Insomma a Milano come quasi dovunque in Italia le strade urbane non sono altro che una striscia di catrame senza alcun progetto, senza alcun pensiero, senza una strategia e una visione e senza una applicazione delle buone pratiche invalse ormai da tempo in tutto il mondo. Sono rimaste a 50, 60 o 70 anni fa nel quadro di una arretratezza cha che non ha paralleli in nessun altro paese europeo. Ma anche se facciamo finta di non saperlo, ormai sono decenni che esistono degli standard per progettare le strade urbane al fine di ridurre incidentalità e mortalità (e in alcuni casi di azzerare questi eventi). Se decidiamo deliberatamente di non applicare questi standard (magari per non essere impopolari e non disturbare l’anarchia e la prepotenza degli automobilisti), dovremmo poi evitare di sorprenderci quando si tratta di contare i morti come in una strisciante guerra civile.

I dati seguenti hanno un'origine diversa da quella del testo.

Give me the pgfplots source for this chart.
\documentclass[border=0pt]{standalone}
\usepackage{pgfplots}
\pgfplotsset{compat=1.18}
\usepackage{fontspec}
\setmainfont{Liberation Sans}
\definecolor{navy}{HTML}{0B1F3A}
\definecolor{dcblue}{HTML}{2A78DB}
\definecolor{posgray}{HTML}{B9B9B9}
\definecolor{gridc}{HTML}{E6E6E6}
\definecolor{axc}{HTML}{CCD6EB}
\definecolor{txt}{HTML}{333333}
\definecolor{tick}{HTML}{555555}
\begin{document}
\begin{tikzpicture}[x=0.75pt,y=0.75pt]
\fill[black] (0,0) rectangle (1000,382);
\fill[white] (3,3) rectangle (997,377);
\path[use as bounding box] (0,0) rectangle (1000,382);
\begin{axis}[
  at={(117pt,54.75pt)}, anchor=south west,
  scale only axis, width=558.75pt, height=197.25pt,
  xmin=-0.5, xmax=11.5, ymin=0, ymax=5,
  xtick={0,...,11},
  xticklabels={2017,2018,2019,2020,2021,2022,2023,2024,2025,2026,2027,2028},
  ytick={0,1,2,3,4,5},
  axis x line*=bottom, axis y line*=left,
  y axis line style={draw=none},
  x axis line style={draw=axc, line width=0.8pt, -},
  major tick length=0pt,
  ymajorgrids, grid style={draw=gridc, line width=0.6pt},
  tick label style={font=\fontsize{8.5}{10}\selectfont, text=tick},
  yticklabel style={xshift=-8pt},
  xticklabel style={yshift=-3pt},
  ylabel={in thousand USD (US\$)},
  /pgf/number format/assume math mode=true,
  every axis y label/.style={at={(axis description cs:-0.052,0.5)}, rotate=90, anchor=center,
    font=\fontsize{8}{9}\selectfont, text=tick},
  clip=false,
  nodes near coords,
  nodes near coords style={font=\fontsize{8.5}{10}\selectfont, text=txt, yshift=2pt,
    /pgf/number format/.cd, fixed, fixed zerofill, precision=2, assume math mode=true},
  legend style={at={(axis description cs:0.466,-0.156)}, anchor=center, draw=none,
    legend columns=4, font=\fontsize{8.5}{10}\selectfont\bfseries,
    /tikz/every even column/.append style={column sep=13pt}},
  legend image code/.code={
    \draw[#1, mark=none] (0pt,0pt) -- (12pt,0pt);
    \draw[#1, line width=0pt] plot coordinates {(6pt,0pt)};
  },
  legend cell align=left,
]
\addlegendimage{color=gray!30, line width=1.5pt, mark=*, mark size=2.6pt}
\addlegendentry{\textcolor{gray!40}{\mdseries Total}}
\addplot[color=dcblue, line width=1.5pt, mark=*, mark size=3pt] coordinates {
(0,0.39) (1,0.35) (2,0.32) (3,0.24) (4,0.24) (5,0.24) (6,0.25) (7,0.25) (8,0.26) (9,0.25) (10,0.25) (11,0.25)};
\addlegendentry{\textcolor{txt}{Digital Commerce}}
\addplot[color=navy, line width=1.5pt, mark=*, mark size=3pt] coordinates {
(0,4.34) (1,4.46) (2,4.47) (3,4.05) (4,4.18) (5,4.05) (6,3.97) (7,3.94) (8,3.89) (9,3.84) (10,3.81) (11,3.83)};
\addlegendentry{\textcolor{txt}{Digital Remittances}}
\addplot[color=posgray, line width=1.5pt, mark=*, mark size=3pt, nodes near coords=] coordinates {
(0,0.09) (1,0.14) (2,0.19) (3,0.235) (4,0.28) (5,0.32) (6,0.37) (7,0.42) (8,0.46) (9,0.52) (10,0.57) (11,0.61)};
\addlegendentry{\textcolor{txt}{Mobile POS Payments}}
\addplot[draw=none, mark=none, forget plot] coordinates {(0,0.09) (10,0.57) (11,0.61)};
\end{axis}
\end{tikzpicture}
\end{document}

I malori avvengono in tutto il mondo, l’abuso di alcol è un problema anche da altre parti ben più che da noi, eppure il numero di morti che si piangono dalle nostre parti non è paragonabile a quello delle altre città Europee. Perché? È presto detto: perché le strade sono rimaste quelle di un tempo, nessuno sembra interessato a migliorarle, le leggi ne ostacolano la riqualificazione e oggi sembrano progettate appositamente per alimentare le violazioni e per mettere a rischio della vita la parte più fragile dell’utenza. Si tratta di un problema solo italiano che l’Unione Europea dovrebbe attenzionare obbligandoci a fare quello che si è fatto altrove nel continente. A partire dalla forsennata riforma del Codice della Strada che renderà tutto quanto elencato sopra ancora più grave e ancora più impossibile da sanare.